A few days ago I had a problem running benchmarks: I realized that everything worked when the size was 10^19 but not when it was 2^20. Apparently 10^19 < 2^64 < 10^20, so there is probably an integer overflow somewhere. I didn't have the time to look at it yet, but I may take a look later.

[terrelln]

If you submit a PR I'll merge it, and if you provide a reproducible test case I'll debug it. Otherwise I'll try to make time to look into it this weekend.

[Morwenn]

I tried to investigate, but realized that I should have had bigger problems sooner, however I ran with NDEBUG when I ran my benchmarks I shared in the other issue, so assert didn't fire while they should have...

In my algorithm I try to choose a pivot at 2/3 of the collection.
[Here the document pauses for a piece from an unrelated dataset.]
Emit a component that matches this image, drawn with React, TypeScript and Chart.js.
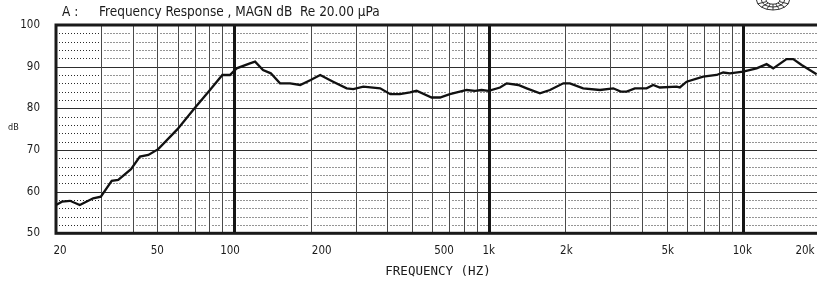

With a collection of 1,000,000 elements, I run an equivalent of quickselect_adaptive(first, last, first + 666664) (not 666666 because I need a small offset for reasons). I tried to unroll your algorithm:

• First it enters quickselect_adaptive
• 1.0/12.0 < 2/3 < 7.0 / 16.0, so quickselect_adaptive takes the branch that calls repeated_step_left
• At some point repeated_step_left calls quickselect_adaptive again, but the invariants don't hold for some reasons and the assert(first <= k && k < last); fires

If I understand what I read correctly, at this point only first, last and k determine the new values passed to the call to quickselect_adaptive from repeated_step_left; the actual data is the collection doesn't matter. Isn't that a logical bug?